On balance, there are few actions the ECB can take that would be wholly desirable. Among them doing nothing at all might be the most consistent with its goals. Doing nothing would take pressure off of interest rates and off the euro. Both of those would be pro-growth (compared to current policy) and would be policies that would not keep downward pressure on inflation. And while the ECB is procrastinating making more aggressive moves, it has a public plan to be less accommodative and plenty of pressure to speed things up in that direction. More fiscal stimulus is exactly what the doctor ordered in this situation, but because of budget constraints across most members, that is not going to happen. Moreover, fiscal policy is still decided at the national level not at a consolidated monetary union level except when a country has been found in violation of its Maastricht responsibilities. At that point, the EU Commission pounces.

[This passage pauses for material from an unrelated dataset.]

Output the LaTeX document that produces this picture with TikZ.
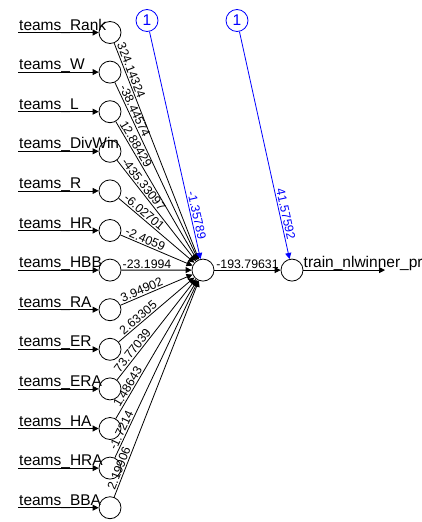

The impact of a stronger euro policy is that it might target Germany more than other countries because Germany is such a prolific exporter. Germany is at least near an overheating threshold that it could be pushed back from if the euro were to rise. A stronger euro would provide restraint to inflation possibly encouraging a looser monetary policy to persist for longer. For the time being, inflation is not stimulated and EMU money and credit growth are still weak. With a more gradual move to normalcy, the deflationary impact of a stronger euro could be damped. And the rest of Europe still needs monetary policy accommodation. The stronger euro route might be the lesser of two evils.

On balance, I have no information saying that any such moves are being contemplated, but they would make sense although would probably not be to the liking of Germany. A switch over to a tighter monetary policy might just bring with it a stronger euro anyway and then the EMU would be under the double whammy of a stronger euro and higher interest rates with inflation still undershooting. How does that look like good policy?